Lopez Montero’s attempt to present himself as a Castaño-like figure who wants to fight the FARC and who has “never thought of taking up arms against the state” looks like a bid to be treated as a paramilitary leader with a political agenda, rather than a mere criminal boss. The government’s official position is that they will never negotiate with the·post-paramilitary groups, called “criminal bands” (bandas criminales – BACRIMs), nor offer them amnesty. Police chief General Oscar Naranjo has already made a point of describing the Lopez Montero interview as a “desperate attempt to look for a way out.”

The ERPAC leader has made gestures towards surrender before. In October, he sent a letter to the Attorney General’s Office speaking of the group’s desire to “contribute to national peace.” At another point, he reportedly surrendered a weapons cache to Colombia’s judicial police as a gesture of goodwill, but then grew angry after police said the seizure was a result of their investigative work.

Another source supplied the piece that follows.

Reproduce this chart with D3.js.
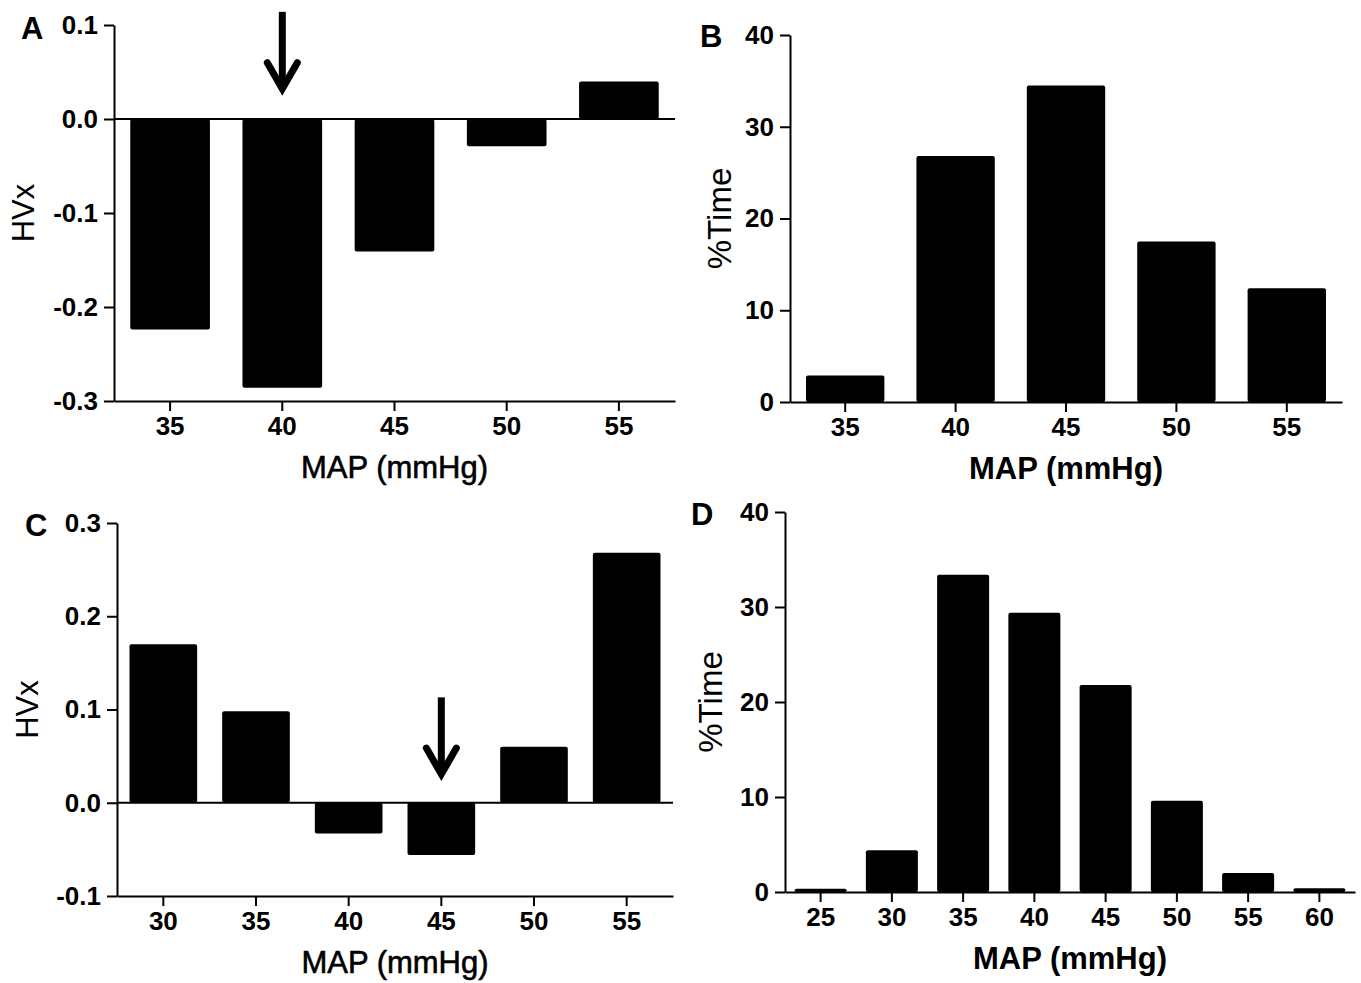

According to the Semana interview, Lopez Montero is not interested in winning concessions from the government in exchange for intelligence on other criminals because, as he puts it, “I’m no tattletale.” After the failed demobilization process of paramilitary group the United Self-Defense Forces of Colombia (AUC), in which the government initially granted warlords certain amnesties in exchage for surrender, it would be too big a political risk for President Juan Manuel Santos to attempt a similiar process with the BACRIMs.

Lopez Montero’s decision to grant Semana an interview looks like a ploy to justify the ERPAC’s continued existence. Once he has publicly voiced interest in disarming, the Santos administration looks bad for refusing to play along. But that is the only strategy the government can take.